• **WHAT IS REQUIRED**: Give again, exactly as written, the lines of the records below from the line with "What TikZ code" to the line with "(0,0) rectangle (613,671);". Both end lines count; pictures do not.

[Records with drawing code]
___
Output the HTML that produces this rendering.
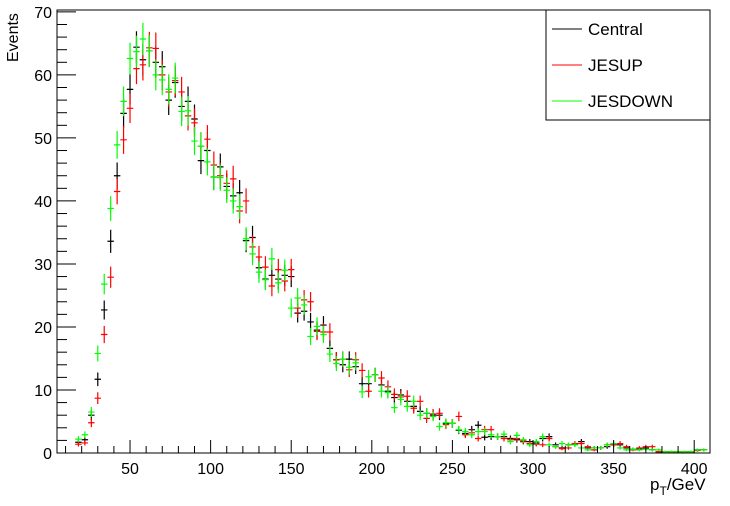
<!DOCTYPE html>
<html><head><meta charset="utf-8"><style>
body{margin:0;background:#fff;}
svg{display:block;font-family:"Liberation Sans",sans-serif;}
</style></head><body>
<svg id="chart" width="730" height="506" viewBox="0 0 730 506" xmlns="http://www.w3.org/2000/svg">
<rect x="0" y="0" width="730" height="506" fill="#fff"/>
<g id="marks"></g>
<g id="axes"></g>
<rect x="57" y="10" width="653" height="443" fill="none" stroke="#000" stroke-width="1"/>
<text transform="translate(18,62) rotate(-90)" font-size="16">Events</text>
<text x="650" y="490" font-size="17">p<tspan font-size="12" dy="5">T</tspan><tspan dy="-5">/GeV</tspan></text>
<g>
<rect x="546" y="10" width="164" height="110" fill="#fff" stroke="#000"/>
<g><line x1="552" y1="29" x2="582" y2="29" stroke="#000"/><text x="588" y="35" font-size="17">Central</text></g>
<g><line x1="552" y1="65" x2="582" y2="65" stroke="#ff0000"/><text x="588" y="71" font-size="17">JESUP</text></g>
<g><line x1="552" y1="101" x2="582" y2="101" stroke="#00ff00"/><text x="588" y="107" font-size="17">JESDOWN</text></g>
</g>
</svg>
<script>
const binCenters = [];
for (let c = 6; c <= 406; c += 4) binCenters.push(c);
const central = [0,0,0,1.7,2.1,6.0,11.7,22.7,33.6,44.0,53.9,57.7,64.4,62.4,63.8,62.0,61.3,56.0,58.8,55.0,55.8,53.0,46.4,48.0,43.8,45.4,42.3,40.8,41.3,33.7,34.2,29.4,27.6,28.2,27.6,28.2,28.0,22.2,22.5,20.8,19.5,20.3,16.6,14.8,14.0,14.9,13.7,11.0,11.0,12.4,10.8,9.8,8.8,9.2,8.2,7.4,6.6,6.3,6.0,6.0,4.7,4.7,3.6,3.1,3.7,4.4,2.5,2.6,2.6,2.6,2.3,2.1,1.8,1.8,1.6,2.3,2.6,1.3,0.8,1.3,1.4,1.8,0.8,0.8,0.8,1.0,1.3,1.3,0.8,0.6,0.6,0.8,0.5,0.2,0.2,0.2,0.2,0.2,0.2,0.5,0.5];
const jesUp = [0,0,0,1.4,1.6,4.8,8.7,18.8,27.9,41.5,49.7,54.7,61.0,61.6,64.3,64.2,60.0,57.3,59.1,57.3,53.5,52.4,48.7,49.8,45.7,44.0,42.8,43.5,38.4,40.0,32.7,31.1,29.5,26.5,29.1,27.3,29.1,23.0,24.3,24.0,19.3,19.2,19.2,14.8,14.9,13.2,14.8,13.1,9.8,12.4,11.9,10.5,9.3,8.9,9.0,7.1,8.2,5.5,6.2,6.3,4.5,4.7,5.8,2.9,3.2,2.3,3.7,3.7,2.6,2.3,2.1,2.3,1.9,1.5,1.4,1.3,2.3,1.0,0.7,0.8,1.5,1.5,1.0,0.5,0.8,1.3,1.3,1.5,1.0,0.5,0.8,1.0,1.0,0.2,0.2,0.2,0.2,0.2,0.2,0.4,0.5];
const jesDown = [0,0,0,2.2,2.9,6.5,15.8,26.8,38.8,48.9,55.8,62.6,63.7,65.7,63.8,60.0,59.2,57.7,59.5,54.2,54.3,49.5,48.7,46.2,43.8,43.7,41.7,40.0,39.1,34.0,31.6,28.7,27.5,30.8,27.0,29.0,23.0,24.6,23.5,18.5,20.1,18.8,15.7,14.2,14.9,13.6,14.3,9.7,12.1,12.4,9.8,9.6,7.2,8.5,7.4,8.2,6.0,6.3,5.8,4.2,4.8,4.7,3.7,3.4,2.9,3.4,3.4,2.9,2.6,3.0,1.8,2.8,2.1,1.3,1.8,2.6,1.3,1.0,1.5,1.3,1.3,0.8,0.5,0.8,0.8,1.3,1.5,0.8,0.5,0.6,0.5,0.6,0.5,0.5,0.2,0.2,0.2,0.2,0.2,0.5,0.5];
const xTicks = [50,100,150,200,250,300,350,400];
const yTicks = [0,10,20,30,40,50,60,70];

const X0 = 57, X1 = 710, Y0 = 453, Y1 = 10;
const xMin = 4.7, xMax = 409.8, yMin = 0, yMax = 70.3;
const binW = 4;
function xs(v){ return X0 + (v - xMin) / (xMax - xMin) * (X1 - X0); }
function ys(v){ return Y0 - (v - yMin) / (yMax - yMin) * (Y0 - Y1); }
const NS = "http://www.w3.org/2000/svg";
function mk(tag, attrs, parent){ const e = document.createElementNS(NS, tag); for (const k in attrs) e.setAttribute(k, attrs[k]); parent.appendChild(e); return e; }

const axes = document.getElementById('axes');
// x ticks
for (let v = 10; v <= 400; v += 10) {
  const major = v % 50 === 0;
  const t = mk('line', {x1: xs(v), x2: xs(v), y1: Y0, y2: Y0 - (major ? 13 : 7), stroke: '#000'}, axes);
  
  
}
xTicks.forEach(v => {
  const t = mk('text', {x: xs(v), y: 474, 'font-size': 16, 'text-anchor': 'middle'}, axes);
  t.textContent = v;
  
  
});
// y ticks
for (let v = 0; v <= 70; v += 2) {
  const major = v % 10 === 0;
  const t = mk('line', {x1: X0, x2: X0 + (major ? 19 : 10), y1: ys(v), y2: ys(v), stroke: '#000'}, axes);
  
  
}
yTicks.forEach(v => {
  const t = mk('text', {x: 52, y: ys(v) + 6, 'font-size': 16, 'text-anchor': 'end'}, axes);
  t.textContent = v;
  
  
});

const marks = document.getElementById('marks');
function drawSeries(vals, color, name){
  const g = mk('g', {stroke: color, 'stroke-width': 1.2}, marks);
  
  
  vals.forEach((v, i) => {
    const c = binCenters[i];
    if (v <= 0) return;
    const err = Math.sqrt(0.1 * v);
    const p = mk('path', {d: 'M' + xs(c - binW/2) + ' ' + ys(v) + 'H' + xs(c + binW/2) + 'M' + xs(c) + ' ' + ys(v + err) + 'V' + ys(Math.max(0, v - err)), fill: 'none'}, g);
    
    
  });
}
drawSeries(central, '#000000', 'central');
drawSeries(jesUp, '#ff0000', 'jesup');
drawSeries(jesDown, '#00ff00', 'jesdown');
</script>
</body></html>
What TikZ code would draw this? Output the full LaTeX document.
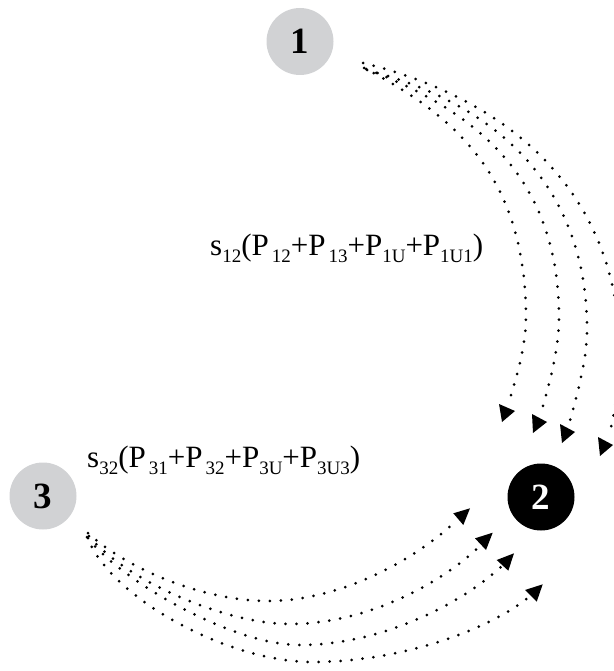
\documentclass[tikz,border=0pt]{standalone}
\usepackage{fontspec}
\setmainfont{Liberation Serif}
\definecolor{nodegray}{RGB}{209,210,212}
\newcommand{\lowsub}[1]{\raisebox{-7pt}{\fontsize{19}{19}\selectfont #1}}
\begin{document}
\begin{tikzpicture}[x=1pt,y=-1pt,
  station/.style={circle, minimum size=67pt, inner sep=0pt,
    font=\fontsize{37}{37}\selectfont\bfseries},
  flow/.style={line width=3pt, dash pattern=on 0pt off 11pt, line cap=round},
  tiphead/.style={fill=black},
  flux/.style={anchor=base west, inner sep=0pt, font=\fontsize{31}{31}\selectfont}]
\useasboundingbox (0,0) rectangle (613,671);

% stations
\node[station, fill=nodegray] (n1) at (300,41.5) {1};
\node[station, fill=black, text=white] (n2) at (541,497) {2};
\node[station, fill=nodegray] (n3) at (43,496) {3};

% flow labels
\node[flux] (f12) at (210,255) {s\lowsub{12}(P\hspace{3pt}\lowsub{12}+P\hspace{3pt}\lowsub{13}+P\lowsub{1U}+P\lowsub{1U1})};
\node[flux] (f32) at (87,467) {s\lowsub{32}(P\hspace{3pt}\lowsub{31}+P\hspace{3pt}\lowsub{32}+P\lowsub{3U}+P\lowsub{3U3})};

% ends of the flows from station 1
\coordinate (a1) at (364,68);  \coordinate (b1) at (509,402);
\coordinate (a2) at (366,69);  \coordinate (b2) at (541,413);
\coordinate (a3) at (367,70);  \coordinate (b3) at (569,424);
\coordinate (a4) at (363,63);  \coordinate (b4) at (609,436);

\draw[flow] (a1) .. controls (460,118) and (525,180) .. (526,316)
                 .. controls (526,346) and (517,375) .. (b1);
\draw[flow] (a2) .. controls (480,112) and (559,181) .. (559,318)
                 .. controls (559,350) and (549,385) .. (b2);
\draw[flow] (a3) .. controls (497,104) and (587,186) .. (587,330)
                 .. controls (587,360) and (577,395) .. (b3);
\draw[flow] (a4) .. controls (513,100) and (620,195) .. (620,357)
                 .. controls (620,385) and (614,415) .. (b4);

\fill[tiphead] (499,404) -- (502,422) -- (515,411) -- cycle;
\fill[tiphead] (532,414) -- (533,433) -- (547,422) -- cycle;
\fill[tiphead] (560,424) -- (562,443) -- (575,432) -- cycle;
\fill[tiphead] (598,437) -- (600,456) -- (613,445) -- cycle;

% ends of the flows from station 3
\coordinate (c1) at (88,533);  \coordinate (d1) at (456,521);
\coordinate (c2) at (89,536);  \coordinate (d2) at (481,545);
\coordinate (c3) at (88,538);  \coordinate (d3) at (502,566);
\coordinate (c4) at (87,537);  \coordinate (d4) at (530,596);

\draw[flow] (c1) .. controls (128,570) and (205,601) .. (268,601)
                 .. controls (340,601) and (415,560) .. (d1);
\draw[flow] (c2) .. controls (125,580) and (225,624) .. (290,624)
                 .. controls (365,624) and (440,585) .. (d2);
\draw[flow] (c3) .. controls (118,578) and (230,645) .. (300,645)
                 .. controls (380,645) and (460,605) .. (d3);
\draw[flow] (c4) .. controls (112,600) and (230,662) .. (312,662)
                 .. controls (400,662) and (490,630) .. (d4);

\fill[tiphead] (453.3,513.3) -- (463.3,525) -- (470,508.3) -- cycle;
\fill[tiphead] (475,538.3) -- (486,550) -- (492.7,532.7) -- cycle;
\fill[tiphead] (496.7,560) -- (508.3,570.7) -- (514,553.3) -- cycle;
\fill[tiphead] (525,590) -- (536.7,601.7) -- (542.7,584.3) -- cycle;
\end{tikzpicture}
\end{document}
___
• **RESULT OF THIS EXERCISE**:
What TikZ code would draw this? Output the full LaTeX document.
\documentclass[tikz,border=0pt]{standalone}
\usepackage{fontspec}
\setmainfont{Liberation Serif}
\definecolor{nodegray}{RGB}{209,210,212}
\newcommand{\lowsub}[1]{\raisebox{-7pt}{\fontsize{19}{19}\selectfont #1}}
\begin{document}
\begin{tikzpicture}[x=1pt,y=-1pt,
  station/.style={circle, minimum size=67pt, inner sep=0pt,
    font=\fontsize{37}{37}\selectfont\bfseries},
  flow/.style={line width=3pt, dash pattern=on 0pt off 11pt, line cap=round},
  tiphead/.style={fill=black},
  flux/.style={anchor=base west, inner sep=0pt, font=\fontsize{31}{31}\selectfont}]
\useasboundingbox (0,0) rectangle (613,671);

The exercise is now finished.